Dom Organics introduces new packaging

Revamp better reflects the products’ organic status, says senior executive

Toronto seafood company Dom International has revamped its approximately 15-year-old Dom Organics product line, introducing new packaging and some subtle design changes.

It is the third major iteration for the product, and its first in about four years says Robert Sloan, vice-president of finance and marketing for Dom International. The process got underway in September 2015.

The revamp was done in association with Toronto-based Hoop Design, which has also overseen packaging redesigns for Quality Home Products and the Allan Candy Company’s Big Foot line of products.

The most significant change is a switch from printed plastic bags to a combination of an external paper sleeve and plastic that better reflects the product’s organic branding, says Sloan.

“We felt that our packaging wasn’t really selling the benefits of our product as well as it could,” says Sloan. “Organic products are more expensive than a conventional product, so we wanted to make sure that quality was shown in the packaging.

“It’s also a much more natural product, so we wanted to make sure the packaging hit those elements.”

The Dom Organics line—comprised of Atlantic salmon portions, three shrimp products, blue mussels and smoked Atlantic salmon products—continues to use vacuum-packed plastic pouches to maintain freshness, says Sloan.

The company also plans to incorporate the new packaging for planned additions to the product line. Sloan says that its Mediterranean sea bass and organic trout products will arrive on grocery shelves in 2017.

The new packages also feature what Sloan calls a “completely new look” that includes a slight tweak to the Dom Organics logo, more prominent product images, and an expanded window on the front that allows customers to see the product inside.

Sloan won’t say how much the company invested in the new packaging, but that it does cost slightly more to produce than the previous iteration. “Maybe we’re spending a few pennies more on the packaging, but I think our consumers will appreciate the new look and feel,” he says. Organic seafood typically costs 30-50% more than non-organic, he says.

Dom International products are distributed across Canada, primarily in Ontario and Quebec, and it also sells in the U.S., primarily in the New York region.
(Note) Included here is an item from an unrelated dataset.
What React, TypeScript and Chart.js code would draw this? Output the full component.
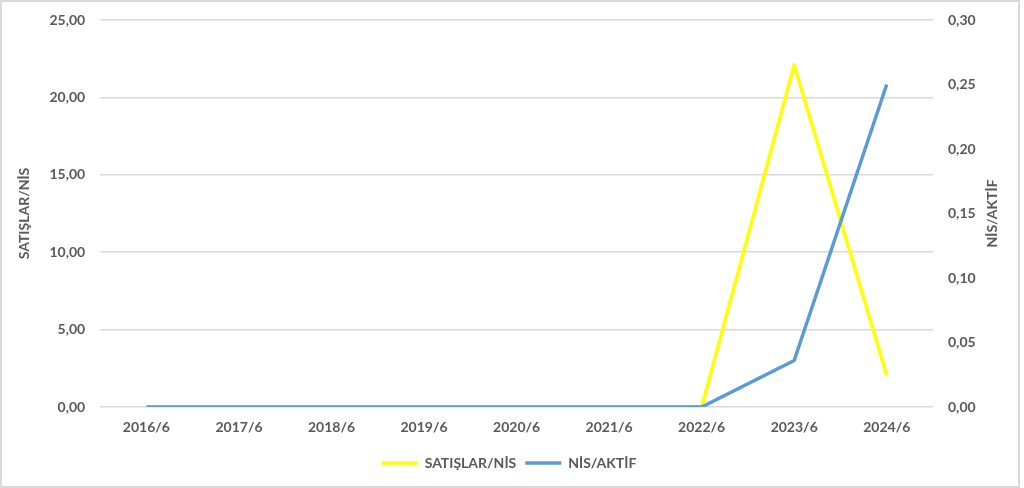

The products are carried by organic and natural food stores, as well as major chains including Longo’s, Loblaws and Metro.

Sloan says that Dom Organics’ sales are rising as a result of changing consumer habits. “The seafood sector continues to grow, and organic seafood has been growing phenomenally over the last 15 years,” he says. “Our sales growth has been quite healthy as people eat more seafood and more organic food. This really hits the spot in both of those markets.”

Dom International is the sponsor of the upcoming Organic Week, a nationwide celebration of organic food, farming and products that is now in its seventh year.